**Goal**
Determine which lines contain the word "Give", then copy those lines.

**Exercise data**
begin

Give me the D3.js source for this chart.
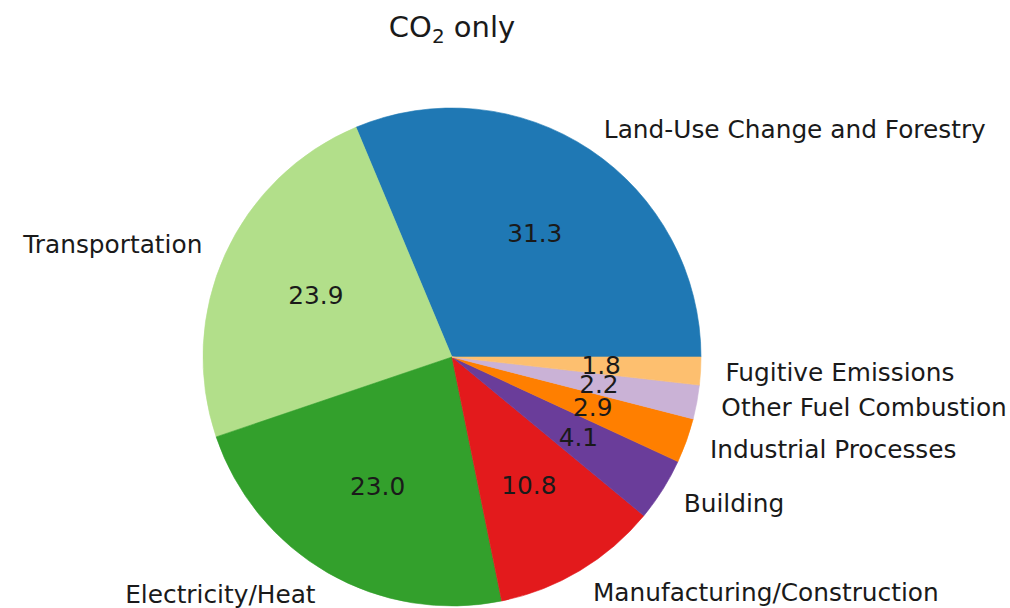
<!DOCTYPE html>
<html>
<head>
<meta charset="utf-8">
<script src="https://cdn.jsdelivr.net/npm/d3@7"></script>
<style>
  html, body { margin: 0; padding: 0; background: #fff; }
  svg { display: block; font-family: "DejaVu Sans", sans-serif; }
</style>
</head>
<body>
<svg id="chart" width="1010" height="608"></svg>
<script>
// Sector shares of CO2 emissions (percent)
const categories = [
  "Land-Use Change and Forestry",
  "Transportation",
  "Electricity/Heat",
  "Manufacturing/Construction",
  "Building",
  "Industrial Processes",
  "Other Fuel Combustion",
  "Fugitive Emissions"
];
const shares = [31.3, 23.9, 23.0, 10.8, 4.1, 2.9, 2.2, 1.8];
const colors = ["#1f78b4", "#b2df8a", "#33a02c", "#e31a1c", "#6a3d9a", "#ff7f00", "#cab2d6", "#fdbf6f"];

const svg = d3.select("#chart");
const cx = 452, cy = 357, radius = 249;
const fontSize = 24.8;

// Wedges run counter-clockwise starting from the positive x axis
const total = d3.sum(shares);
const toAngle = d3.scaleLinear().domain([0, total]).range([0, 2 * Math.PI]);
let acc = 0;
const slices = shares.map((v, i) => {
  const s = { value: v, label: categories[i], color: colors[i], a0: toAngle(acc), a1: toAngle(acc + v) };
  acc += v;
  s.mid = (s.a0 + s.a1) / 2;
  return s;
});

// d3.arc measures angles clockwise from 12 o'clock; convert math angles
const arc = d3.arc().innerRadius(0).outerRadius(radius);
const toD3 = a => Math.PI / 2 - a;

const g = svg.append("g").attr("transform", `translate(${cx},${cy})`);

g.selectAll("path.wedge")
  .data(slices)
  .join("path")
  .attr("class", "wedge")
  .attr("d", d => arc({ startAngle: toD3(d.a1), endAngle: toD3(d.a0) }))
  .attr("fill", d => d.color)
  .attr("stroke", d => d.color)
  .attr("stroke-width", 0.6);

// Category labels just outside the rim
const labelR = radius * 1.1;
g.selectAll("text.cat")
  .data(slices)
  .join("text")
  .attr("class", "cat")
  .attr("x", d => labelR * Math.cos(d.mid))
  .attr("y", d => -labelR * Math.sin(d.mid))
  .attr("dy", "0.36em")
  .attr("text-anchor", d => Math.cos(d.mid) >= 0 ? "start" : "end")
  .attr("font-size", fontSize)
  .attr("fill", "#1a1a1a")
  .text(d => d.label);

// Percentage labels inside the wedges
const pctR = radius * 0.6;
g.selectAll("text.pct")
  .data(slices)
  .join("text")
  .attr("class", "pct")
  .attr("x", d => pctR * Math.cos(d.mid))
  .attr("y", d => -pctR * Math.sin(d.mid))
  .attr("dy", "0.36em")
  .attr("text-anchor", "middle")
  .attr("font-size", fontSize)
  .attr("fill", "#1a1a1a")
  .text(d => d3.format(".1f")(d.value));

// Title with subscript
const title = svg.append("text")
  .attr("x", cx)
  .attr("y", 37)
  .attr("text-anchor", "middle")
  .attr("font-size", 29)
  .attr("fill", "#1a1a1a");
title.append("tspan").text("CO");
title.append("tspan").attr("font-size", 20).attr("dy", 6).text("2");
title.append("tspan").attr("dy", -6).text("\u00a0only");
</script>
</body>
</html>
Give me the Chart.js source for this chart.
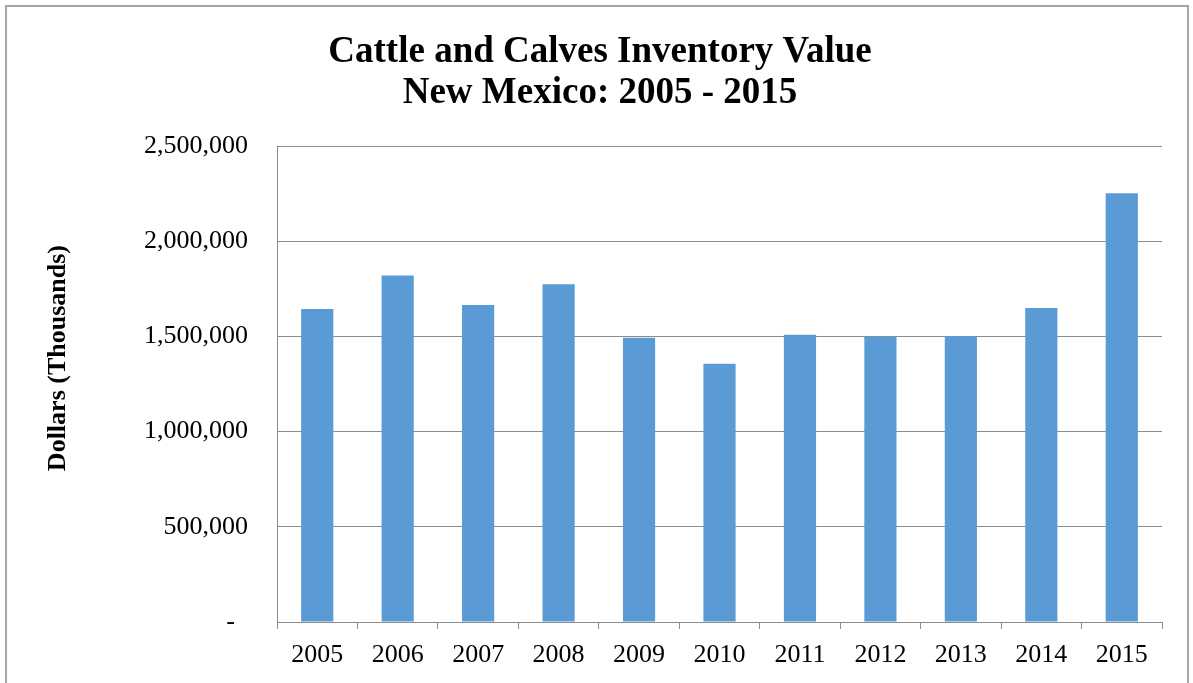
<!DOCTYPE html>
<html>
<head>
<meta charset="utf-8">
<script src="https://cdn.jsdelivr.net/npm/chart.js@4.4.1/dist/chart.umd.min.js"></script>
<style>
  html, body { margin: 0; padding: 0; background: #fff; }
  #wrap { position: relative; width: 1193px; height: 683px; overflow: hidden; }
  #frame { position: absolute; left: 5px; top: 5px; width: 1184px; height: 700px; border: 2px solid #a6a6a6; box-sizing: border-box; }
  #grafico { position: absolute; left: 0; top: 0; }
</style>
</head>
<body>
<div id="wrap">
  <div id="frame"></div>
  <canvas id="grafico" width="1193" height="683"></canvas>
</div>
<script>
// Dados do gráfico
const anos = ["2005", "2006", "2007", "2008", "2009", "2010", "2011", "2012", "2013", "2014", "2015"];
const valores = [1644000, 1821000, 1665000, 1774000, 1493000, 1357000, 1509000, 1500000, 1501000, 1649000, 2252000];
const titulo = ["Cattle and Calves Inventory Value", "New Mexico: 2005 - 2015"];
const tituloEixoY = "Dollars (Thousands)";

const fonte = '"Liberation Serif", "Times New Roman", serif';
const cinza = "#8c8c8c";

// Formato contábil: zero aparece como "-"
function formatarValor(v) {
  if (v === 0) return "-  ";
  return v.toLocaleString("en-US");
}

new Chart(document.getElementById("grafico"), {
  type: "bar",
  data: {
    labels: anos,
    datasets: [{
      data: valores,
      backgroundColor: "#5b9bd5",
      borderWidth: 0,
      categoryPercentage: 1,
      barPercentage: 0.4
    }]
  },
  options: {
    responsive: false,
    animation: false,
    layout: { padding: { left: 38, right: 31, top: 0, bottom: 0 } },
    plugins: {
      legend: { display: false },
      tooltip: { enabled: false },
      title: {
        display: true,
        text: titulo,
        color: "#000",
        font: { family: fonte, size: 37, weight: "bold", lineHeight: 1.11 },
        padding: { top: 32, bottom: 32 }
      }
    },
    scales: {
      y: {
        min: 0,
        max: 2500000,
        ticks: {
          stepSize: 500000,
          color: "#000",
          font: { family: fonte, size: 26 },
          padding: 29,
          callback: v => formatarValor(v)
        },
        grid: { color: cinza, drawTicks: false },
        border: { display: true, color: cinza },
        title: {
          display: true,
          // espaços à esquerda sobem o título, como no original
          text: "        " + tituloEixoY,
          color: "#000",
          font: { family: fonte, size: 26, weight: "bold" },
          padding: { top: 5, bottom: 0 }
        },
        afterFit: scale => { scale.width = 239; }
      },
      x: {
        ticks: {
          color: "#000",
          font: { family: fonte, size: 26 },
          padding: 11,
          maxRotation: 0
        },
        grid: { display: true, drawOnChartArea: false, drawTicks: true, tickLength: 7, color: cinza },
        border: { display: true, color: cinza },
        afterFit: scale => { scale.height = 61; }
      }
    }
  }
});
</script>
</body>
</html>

end

**Task response**
Give me the D3.js source for this chart.
Give me the Chart.js source for this chart.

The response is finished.